I give her a scrutinising gaze. "You know what" I then say, trying my best to sound like I am actually pondering it "maybe I should've taken my chances with the giant squid?"

And then she kisses me, kisses me in the way that she knows very well will leave me breathless. Her strong arms snake around my neck and pulls me closer, her lips envelop first my mouth, and then my heart, eating it while it is still warm and pulsing.

"Probably not, eh?" she mumbles against my lips, before she kisses me again.


"And you have seen me at my weakest but you take me as I am

And when I fall you offer me a softer place to land"

"Merry Christmas."

He stands there with the thin hair falling into his eyes, staring at his own feet, and as always when he is with me, he looks ashamed, and far younger than his fifteen years. I've been told that I look old for my age. It doesn't surprise me.

"That was yesterday, Peter."

"I… I know that. I j-just…"

"I know. I thought I should point it out to you, though."

"You are being c-cruel on purpose." His cheeks colour, blotchily, so that it looks like he's been in a fight.

"Oh, I am being cruel, am I? Can you remember the Christmas gift you gave me?"

"…yes." He actually seems to shrink. I like it. I have such enormous power over him. I can bring up all the shame with just a word and see him stumble under it. So far he's been strong enough, but I do wonder if one day

"That wasn't very pleasant, Peter."

"I didn't… do anything…" His voice is less than a whisper, he knows that he cannot defend himself, but he still tries. It's like seeing someone waving a buttering-knife in front if a warrior in full armour.

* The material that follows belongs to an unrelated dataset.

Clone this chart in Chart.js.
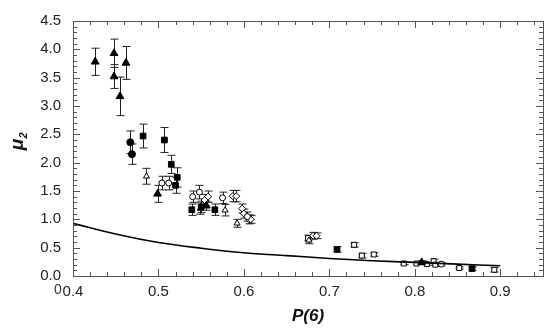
<!DOCTYPE html>
<html>
<head>
<meta charset="utf-8">
<script src="https://cdn.jsdelivr.net/npm/chart.js@4.4.0/dist/chart.umd.min.js"></script>
<style>
  html, body { margin: 0; padding: 0; background: #fff; }
  #wrap { width: 550px; height: 332px; }
</style>
</head>
<body>
<div id="wrap"><canvas id="chart" width="550" height="332"></canvas></div>
<script>
// Data: x = P(6), y = mu2, err = half error bar
const triFilledX = [0.426, 0.448, 0.448, 0.462, 0.455, 0.499, 0.556, 0.808];
const triFilledY = [3.78, 3.93, 3.52, 3.76, 3.17, 1.45, 1.24, 0.24];
const triFilledErr = [0.24, 0.25, 0.21, 0.29, 0.34, 0.15, 0.08, 0.03];

const circFilledX = [0.467, 0.469];
const circFilledY = [2.36, 2.15];
const circFilledErr = [0.20, 0.18];

const sqFilledX = [0.482, 0.507, 0.515, 0.522, 0.520, 0.539, 0.550, 0.566, 0.709, 0.867];
const sqFilledY = [2.47, 2.40, 1.97, 1.74, 1.60, 1.17, 1.22, 1.17, 0.47, 0.13];
const sqFilledErr = [0.21, 0.22, 0.16, 0.17, 0.14, 0.10, 0.10, 0.10, 0.05, 0.03];

const triOpenX = [0.486, 0.549, 0.578, 0.592, 0.676];
const triOpenY = [1.76, 1.19, 1.16, 0.93, 0.63];
const triOpenErr = [0.14, 0.10, 0.10, 0.07, 0.06];

const circOpenX = [0.504, 0.512, 0.540, 0.548, 0.575, 0.604, 0.831];
const circOpenY = [1.64, 1.64, 1.40, 1.48, 1.38, 1.05, 0.21];
const circOpenErr = [0.12, 0.12, 0.10, 0.12, 0.10, 0.08, 0.03];

const diaOpenX = [0.554, 0.558, 0.587, 0.591, 0.598, 0.600, 0.606, 0.608, 0.681, 0.685];
const diaOpenY = [1.34, 1.40, 1.41, 1.41, 1.19, 1.10, 1.00, 1.00, 0.71, 0.71];
const diaOpenErr = [0.10, 0.10, 0.10, 0.10, 0.08, 0.08, 0.08, 0.07, 0.06, 0.05];

const sqOpenX = [0.675, 0.729, 0.738, 0.752, 0.787, 0.802, 0.814, 0.822, 0.824, 0.852, 0.893];
const sqOpenY = [0.67, 0.55, 0.36, 0.38, 0.22, 0.22, 0.21, 0.26, 0.20, 0.14, 0.11];
const sqOpenErr = [0.05, 0.04, 0.04, 0.03, 0.02, 0.02, 0.02, 0.04, 0.02, 0.02, 0.04];

// theory curve
const curveX = [0.40, 0.45, 0.50, 0.55, 0.60, 0.65, 0.70, 0.75, 0.80, 0.85, 0.90];
const curveY = [0.93, 0.74, 0.59, 0.49, 0.41, 0.36, 0.31, 0.27, 0.24, 0.21, 0.18];

const xTicks = [0.4, 0.5, 0.6, 0.7, 0.8, 0.9];
const yTicks = [0, 0.5, 1.0, 1.5, 2.0, 2.5, 3.0, 3.5, 4.0, 4.5];

const FONT = "'Liberation Sans', Arial, sans-serif";

function pts(xs, ys, errs) {
  return xs.map((x, i) => ({ x: x, y: ys[i], err: errs ? errs[i] : 0 }));
}

function markerSet(label, xs, ys, errs, style, filled, r) {
  return {
    label: label,
    data: pts(xs, ys, errs),
    showLine: false,
    pointStyle: style,
    pointRadius: r,
    pointBorderWidth: 1,
    pointBackgroundColor: filled ? "#000" : "#fff",
    pointBorderColor: "#000",
    errorBars: true
  };
}

// error bars, frame with inner ticks, y title
const decorations = {
  id: "decorations",
  beforeDatasetsDraw(chart) {
    const ctx = chart.ctx;
    const xs = chart.scales.x, ys = chart.scales.y;
    ctx.save();
    ctx.strokeStyle = "#222";
    ctx.lineWidth = 1;
    chart.data.datasets.forEach((ds) => {
      if (!ds.errorBars) return;
      ds.data.forEach((p) => {
        const px = Math.round(xs.getPixelForValue(p.x)) + 0.5;
        const top = ys.getPixelForValue(p.y + p.err);
        const bot = ys.getPixelForValue(p.y - p.err);
        ctx.beginPath();
        ctx.moveTo(px, top); ctx.lineTo(px, bot);
        ctx.moveTo(px - 4, top); ctx.lineTo(px + 4, top);
        ctx.moveTo(px - 4, bot); ctx.lineTo(px + 4, bot);
        ctx.stroke();
      });
    });
    ctx.restore();
  },
  afterDraw(chart) {
    const ctx = chart.ctx;
    const a = chart.chartArea;
    const xs = chart.scales.x, ys = chart.scales.y;
    ctx.save();
    ctx.strokeStyle = "#555";
    ctx.lineWidth = 1;
    ctx.strokeRect(Math.round(a.left) + 0.5, Math.round(a.top) + 0.5,
      Math.round(a.right - a.left), Math.round(a.bottom - a.top));
    ctx.beginPath();
    // x ticks every 0.02, major every 0.1
    for (let k = 20; k <= 47; k++) {
      const v = k * 0.02;
      const px = Math.round(xs.getPixelForValue(v)) + 0.5;
      const len = (k % 5 === 0) ? 7 : 4;
      ctx.moveTo(px, a.bottom); ctx.lineTo(px, a.bottom - len);
      ctx.moveTo(px, a.top); ctx.lineTo(px, a.top + len);
    }
    // y ticks every 0.1, major every 0.5
    for (let k = 0; k <= 45; k++) {
      const v = k * 0.1;
      const py = Math.round(ys.getPixelForValue(v)) + 0.5;
      const len = (k % 5 === 0) ? 7 : 4;
      ctx.moveTo(a.left, py); ctx.lineTo(a.left + len, py);
      ctx.moveTo(a.right, py); ctx.lineTo(a.right - len, py);
    }
    ctx.stroke();

    // y axis title: mu with subscript 2
    ctx.translate(18, (a.top + a.bottom) / 2 - 8);
    ctx.rotate(-Math.PI / 2);
    ctx.fillStyle = "#111";
    ctx.textBaseline = "middle";
    ctx.textAlign = "center";
    ctx.font = "bold italic 19px " + FONT;
    ctx.fillText("\u03bc", -4, 0);
    ctx.font = "bold italic 11px " + FONT;
    ctx.fillText("2", 5, 6);
    ctx.restore();

    // stray zero under the y labels
    ctx.save();
    ctx.fillStyle = "#333";
    ctx.font = "14px " + FONT;
    ctx.textAlign = "center";
    ctx.textBaseline = "middle";
    ctx.fillText("0", 58, 290);
    ctx.restore();
  }
};

const ctx = document.getElementById("chart").getContext("2d");
new Chart(ctx, {
  type: "scatter",
  data: {
    datasets: [
      {
        label: "theory",
        data: pts(curveX, curveY),
        showLine: true,
        borderColor: "#000",
        borderWidth: 1.6,
        pointRadius: 0,
        cubicInterpolationMode: "monotone",
        fill: false
      },
      markerSet("filled triangles", triFilledX, triFilledY, triFilledErr, "triangle", true, 4.5),
      markerSet("filled circles", circFilledX, circFilledY, circFilledErr, "circle", true, 3.5),
      markerSet("filled squares", sqFilledX, sqFilledY, sqFilledErr, "rect", true, 4),
      markerSet("open triangles", triOpenX, triOpenY, triOpenErr, "triangle", false, 3.5),
      markerSet("open circles", circOpenX, circOpenY, circOpenErr, "circle", false, 3),
      markerSet("open diamonds", diaOpenX, diaOpenY, diaOpenErr, "rectRot", false, 3.5),
      markerSet("open squares", sqOpenX, sqOpenY, sqOpenErr, "rect", false, 3.5)
    ]
  },
  options: {
    responsive: false,
    animation: false,
    layout: { padding: { left: 0, top: 15, right: 7, bottom: 0 } },
    plugins: {
      legend: { display: false },
      tooltip: { enabled: false }
    },
    scales: {
      x: {
        type: "linear",
        min: 0.4,
        max: 0.95,
        grid: { display: false, drawTicks: false, tickLength: 0 },
        border: { display: false },
        afterBuildTicks: (s) => { s.ticks = xTicks.map((v) => ({ value: v })); },
        afterFit: (s) => { s.height = 56; },
        ticks: {
          color: "#222",
          padding: 7,
          maxRotation: 0,
          font: { family: FONT, size: 15 },
          callback: (v) => Number(v).toFixed(1)
        },
        title: {
          display: true,
          text: "P(6)",
          color: "#111",
          padding: { top: 0, bottom: 5 },
          font: { family: FONT, size: 17, weight: "bold", style: "italic" }
        }
      },
      y: {
        type: "linear",
        min: 0,
        max: 4.5,
        grid: { display: false, drawTicks: false, tickLength: 0 },
        border: { display: false },
        afterBuildTicks: (s) => { s.ticks = yTicks.map((v) => ({ value: v })); },
        afterFit: (s) => { s.width = 73; },
        ticks: {
          color: "#222",
          padding: 12,
          font: { family: FONT, size: 15 },
          callback: (v) => Number(v).toFixed(1)
        }
      }
    }
  },
  plugins: [decorations]
});
</script>
</body>
</html>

"Yes, exactly. You didn't do anything. You never do anything, do you, Peter? You just let things happen, don't you? Isn't that the problem, Peter, or do I remember it wrong? Maybe it isn't even a little your fault. Maybe it's mostly my fault."

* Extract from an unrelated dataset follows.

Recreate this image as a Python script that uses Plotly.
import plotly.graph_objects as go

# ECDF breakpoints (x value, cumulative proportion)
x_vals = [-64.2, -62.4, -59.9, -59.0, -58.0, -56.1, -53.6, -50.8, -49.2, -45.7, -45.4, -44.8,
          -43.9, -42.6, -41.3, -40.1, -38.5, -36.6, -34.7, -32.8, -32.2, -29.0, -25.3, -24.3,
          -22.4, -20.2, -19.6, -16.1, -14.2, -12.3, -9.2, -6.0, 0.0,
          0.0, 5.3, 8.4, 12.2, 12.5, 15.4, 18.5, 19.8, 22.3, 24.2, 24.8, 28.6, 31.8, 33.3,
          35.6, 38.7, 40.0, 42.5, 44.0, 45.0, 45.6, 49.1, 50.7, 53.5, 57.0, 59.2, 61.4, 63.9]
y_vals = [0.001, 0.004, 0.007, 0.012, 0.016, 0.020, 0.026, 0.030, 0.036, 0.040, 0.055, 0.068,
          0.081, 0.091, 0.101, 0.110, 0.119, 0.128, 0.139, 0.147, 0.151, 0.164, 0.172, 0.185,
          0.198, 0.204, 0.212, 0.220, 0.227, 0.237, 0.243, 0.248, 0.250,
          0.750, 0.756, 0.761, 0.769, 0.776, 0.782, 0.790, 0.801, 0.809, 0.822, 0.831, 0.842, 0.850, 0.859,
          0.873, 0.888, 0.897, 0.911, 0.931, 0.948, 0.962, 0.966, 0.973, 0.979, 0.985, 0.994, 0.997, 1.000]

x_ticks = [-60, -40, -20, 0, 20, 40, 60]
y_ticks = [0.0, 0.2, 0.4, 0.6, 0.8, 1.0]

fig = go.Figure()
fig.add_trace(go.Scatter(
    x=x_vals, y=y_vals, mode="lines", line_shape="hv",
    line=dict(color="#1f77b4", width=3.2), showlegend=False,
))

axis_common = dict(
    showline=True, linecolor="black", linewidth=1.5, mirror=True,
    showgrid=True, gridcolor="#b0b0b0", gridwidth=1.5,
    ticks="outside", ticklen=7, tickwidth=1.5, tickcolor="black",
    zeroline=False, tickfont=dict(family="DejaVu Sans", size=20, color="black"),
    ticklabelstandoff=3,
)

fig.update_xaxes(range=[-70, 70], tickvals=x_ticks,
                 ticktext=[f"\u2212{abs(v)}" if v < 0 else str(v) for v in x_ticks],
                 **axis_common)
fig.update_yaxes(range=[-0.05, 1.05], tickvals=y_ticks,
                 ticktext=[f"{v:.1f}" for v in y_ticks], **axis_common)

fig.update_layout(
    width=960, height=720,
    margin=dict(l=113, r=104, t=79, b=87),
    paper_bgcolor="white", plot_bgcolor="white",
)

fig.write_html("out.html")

And there comes the tears, he cannot stop them. He hides his face behind his hands and he shakes and sobs and crumples from inside out. "W-why…" he mumbles. "Why do y-you always… w-why? I t-try, b-but… And you always say it's okay, and th-then, afterwards, you st-still…"

This is as far as I can push him. If I lash out again, he will run away. Peter always runs away when it becomes too much for him to handle.

So I stand up and walk over to him, gently putting my arms around him, pulling him closer. He whimpers and clings to me, so hard that it feels like he is trying to push his head through my ribcage, like he is trying to plunge into my heart, like he is trying to hide inside me and wrap my skin around him like a blanket, a protection against the world.

"Yes, Peter, I am being cruel on purpose. I'm sorry." I don't tell him why, but the knowledge burns in me: I will torture him like this every time, and then maybe guilt will make sure that he stays with me, that he doesn't leave me behind. Or maybe he will break, will not be able to live with the strain. If that happens, at least I can blame him for everything, and maybe I can walk away…

He has lifted his face and looks at me. His eyes always make me think that he's cried so much that he has washed most of the colour away. He isn't beautiful, but neither am I, and it means less than nothing when we are all alone.

"You hurt me so" he says.

"You hurt me."

He nods, cannot deny it. "I'm sorry too. I am." He chokes down yet another sob, keeps his jaws clenched over it. But I bend my neck and open his lips with mine, letting the sob out. I close my eyes as I kiss him, and I know he does the same, and it's very simple and something everyone does, and because of that, it is amazing that we do it. It's amazing that we both can have this faith in each other, after all we've said and done to one another, after all the times we've torn each other apart and pretended that we don't care afterwards. After we've pretended to be cold, we can still melt into each other and be better than that, be better than what we really are, above ourselves. Beyond ourselves.

So I end the kiss, because sometimes words are important, and even if I cannot tell him what I am thinking, I can do this much: "I love you, Peter."

"I love you too, Severus."

And that is all there is to really know.

"Even when I have to push just to see how far you'll go

you won't stoop down to battle, but you never turn to go."